**Material:**
## begin

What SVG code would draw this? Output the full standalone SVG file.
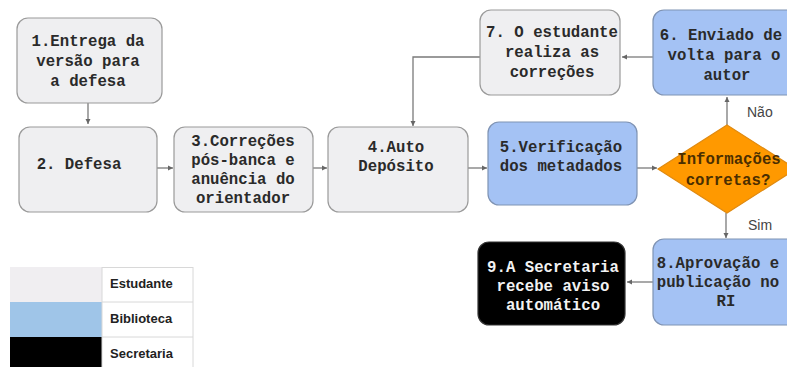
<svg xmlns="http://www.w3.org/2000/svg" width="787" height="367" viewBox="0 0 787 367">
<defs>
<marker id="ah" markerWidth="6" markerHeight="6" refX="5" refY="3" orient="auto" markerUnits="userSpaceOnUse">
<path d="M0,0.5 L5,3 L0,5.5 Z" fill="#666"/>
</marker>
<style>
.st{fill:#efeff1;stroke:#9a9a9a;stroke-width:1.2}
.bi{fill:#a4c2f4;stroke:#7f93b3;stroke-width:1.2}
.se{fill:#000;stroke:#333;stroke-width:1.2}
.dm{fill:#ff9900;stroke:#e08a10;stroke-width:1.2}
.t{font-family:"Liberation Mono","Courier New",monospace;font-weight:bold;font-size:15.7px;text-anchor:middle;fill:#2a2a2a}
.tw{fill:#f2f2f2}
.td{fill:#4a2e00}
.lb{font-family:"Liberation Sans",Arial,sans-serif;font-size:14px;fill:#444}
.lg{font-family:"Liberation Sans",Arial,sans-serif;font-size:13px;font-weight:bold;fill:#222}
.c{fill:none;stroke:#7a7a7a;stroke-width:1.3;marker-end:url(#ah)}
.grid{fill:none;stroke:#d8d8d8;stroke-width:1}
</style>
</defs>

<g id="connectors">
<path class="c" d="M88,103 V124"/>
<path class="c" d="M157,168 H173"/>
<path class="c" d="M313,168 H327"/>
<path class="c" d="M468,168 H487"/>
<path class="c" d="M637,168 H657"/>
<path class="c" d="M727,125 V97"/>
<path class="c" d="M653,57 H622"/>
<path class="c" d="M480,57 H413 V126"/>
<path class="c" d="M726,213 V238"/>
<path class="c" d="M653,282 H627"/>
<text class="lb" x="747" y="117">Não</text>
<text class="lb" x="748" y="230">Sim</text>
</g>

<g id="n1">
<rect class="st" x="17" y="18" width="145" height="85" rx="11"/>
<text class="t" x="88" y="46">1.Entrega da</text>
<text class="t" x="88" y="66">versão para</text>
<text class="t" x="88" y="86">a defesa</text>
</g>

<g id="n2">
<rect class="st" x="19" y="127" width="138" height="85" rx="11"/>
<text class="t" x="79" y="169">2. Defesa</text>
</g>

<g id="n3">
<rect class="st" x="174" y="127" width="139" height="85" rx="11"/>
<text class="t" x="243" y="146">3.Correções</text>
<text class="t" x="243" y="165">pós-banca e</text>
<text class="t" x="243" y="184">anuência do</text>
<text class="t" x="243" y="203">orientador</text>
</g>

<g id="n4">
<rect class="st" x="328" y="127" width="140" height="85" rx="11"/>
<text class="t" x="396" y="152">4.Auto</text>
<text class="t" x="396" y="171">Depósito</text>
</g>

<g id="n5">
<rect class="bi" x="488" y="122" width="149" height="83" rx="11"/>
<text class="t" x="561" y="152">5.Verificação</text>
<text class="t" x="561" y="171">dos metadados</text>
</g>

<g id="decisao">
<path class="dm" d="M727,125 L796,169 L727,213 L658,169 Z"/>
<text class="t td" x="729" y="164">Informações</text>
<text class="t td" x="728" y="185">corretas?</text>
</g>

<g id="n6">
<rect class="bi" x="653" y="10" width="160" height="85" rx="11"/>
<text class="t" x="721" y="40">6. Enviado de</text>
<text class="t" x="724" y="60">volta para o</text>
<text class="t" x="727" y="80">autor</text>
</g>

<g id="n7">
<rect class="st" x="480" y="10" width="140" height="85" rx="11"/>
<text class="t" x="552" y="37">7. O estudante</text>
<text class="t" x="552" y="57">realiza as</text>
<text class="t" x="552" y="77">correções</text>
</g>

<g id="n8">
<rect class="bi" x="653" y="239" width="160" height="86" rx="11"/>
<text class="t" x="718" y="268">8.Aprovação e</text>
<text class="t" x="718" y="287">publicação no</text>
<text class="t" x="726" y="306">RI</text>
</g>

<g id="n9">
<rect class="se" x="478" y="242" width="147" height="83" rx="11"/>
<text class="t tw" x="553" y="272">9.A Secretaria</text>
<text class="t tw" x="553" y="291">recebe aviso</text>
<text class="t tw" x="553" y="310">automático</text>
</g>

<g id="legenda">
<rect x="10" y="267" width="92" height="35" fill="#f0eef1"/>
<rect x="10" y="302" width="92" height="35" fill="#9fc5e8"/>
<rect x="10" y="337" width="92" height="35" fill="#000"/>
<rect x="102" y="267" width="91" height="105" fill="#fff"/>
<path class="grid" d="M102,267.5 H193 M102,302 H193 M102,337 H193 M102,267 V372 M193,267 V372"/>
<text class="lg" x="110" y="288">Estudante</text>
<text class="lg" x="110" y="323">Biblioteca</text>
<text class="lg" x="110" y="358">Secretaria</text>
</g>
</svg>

## end
## begin

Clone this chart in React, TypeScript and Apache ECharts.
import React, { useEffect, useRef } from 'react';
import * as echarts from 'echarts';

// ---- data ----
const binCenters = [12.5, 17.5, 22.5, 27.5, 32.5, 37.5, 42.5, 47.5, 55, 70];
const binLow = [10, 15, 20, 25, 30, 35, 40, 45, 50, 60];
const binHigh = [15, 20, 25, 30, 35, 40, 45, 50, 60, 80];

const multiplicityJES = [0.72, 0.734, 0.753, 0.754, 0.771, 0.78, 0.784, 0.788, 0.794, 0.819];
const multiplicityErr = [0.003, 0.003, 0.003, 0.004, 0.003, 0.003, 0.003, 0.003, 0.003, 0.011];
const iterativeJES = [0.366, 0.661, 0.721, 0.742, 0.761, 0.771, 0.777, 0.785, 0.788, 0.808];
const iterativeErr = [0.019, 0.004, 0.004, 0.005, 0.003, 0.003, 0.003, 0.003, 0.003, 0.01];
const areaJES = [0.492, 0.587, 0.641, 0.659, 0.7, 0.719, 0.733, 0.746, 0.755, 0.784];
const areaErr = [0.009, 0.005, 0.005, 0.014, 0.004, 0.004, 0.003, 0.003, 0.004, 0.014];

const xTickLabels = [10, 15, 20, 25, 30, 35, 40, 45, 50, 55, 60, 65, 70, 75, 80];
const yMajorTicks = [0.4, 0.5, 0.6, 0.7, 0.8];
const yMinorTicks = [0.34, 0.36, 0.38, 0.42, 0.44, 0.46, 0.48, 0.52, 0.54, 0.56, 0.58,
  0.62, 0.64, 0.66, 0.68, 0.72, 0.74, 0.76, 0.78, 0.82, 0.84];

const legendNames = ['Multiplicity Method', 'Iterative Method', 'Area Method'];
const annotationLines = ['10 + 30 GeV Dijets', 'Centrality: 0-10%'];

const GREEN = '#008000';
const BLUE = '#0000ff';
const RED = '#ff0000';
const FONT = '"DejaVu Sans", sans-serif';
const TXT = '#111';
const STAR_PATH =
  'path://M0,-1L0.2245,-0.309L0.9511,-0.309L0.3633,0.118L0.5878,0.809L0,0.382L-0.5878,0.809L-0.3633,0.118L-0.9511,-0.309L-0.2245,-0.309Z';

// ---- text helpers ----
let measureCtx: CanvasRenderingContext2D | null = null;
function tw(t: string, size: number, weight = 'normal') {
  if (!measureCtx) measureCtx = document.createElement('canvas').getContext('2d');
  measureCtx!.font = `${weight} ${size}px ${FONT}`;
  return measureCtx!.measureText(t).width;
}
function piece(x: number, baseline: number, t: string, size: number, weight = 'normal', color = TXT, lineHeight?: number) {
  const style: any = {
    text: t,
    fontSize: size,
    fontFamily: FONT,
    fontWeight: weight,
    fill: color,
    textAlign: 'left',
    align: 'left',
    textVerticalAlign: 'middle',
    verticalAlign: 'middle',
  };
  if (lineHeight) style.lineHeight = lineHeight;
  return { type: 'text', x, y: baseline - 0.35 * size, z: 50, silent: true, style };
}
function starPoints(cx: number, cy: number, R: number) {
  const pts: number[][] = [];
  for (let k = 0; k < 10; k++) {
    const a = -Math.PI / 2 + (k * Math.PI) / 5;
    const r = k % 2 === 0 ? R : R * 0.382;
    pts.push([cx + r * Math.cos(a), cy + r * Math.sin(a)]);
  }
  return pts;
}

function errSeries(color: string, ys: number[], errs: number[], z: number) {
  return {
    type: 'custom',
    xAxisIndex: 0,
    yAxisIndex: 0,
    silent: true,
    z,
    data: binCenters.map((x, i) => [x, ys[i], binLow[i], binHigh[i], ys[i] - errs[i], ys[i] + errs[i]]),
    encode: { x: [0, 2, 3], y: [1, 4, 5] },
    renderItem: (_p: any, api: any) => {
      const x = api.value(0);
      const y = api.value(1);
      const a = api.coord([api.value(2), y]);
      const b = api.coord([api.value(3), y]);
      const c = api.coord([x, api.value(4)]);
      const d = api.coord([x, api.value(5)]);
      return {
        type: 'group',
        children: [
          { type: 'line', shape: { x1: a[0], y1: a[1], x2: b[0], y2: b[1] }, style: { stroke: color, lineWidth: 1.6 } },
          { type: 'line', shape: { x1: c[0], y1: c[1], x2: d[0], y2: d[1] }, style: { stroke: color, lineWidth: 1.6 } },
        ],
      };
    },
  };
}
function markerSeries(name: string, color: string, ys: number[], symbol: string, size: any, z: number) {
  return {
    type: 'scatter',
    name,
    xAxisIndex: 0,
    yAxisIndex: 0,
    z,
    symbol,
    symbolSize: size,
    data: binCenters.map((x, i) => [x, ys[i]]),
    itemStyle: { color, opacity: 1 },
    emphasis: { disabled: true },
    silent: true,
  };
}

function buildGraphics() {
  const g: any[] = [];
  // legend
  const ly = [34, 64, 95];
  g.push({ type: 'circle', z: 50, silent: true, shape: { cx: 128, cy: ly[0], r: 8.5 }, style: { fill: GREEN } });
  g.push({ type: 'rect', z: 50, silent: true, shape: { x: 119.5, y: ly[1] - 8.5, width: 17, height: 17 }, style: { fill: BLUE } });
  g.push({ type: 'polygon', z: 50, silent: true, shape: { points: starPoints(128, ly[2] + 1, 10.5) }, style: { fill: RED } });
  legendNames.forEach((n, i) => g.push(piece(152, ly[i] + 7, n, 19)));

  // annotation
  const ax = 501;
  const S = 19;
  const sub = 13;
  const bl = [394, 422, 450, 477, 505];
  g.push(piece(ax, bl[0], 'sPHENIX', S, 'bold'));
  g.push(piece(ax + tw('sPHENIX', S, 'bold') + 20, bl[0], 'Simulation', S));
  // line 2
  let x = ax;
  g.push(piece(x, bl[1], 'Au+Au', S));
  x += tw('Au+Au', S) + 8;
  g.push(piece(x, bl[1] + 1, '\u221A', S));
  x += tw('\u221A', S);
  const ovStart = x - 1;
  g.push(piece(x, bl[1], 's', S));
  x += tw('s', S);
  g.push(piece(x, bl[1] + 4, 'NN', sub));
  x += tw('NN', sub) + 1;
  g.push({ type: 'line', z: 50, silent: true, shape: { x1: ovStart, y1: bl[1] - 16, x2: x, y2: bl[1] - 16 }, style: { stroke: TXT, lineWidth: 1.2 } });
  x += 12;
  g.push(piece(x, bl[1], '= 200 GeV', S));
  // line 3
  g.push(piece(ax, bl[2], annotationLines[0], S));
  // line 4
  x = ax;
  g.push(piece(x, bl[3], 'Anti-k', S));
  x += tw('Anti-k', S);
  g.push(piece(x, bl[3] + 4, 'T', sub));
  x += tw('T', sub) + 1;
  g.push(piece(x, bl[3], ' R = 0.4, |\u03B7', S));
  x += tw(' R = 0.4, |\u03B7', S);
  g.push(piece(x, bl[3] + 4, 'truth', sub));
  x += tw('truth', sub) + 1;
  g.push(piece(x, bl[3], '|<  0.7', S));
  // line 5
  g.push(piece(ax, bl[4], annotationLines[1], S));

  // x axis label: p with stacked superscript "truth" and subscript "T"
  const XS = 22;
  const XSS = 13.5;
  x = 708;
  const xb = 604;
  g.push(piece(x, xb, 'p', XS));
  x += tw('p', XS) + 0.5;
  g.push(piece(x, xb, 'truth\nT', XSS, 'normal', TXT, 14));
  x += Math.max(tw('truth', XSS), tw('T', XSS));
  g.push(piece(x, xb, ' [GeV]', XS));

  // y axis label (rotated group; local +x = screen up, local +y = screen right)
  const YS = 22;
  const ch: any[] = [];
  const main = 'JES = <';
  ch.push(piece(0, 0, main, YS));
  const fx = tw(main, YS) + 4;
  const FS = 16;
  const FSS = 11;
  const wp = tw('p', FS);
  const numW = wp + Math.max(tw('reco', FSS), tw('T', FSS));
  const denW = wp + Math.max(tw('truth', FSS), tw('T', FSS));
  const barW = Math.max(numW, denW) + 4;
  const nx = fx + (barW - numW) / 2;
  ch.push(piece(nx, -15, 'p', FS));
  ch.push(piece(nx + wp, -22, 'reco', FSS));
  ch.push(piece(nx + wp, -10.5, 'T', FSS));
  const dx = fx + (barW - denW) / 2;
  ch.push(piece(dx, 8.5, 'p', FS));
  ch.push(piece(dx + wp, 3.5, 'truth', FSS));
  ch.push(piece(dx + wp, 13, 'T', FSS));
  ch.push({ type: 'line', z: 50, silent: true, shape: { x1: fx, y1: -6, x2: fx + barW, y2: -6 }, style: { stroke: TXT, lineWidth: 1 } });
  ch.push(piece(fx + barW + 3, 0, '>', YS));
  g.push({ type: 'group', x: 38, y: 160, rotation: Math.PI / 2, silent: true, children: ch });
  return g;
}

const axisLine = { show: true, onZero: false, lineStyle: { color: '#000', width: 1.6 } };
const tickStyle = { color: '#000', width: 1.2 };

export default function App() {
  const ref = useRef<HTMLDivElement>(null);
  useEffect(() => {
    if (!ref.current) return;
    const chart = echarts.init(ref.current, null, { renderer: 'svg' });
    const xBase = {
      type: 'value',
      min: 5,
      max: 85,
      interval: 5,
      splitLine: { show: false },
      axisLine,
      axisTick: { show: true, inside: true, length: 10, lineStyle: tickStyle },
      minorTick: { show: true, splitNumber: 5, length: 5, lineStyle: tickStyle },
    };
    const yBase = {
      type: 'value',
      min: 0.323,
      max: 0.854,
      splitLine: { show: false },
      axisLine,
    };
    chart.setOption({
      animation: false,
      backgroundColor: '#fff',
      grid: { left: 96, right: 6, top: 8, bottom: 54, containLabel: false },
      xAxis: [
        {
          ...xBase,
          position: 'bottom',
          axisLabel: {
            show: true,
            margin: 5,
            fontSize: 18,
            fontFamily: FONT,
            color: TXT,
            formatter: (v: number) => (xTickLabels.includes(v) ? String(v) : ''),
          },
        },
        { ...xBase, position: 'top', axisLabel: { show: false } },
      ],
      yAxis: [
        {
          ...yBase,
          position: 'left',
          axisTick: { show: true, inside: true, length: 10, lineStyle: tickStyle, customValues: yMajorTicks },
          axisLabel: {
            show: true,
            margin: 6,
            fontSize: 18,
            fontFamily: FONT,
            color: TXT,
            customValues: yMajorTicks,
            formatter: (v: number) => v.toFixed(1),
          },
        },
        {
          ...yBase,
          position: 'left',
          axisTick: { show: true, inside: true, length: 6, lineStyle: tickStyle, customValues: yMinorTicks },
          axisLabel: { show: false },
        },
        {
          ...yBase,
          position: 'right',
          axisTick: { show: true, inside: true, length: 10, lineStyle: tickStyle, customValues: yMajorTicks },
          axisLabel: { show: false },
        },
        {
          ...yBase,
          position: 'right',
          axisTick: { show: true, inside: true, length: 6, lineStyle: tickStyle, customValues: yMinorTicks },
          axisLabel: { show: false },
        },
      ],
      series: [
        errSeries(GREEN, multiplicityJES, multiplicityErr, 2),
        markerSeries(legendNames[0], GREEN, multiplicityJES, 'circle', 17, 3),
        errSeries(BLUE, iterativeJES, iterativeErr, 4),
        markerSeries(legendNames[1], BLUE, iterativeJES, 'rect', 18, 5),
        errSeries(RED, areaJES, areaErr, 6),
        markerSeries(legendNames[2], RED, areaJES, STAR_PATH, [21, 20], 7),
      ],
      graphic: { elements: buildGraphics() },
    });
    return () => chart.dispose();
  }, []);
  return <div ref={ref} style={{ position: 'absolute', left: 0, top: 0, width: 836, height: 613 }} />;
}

## end

**Task requirements:**
Take exactly the lines from the one containing "Clone this chart" through the one containing "import * as echarts from 'echarts';" in the data above, and output them with nothing added.

**Exercise solution:**
Clone this chart in React, TypeScript and Apache ECharts.
import React, { useEffect, useRef } from 'react';
import * as echarts from 'echarts';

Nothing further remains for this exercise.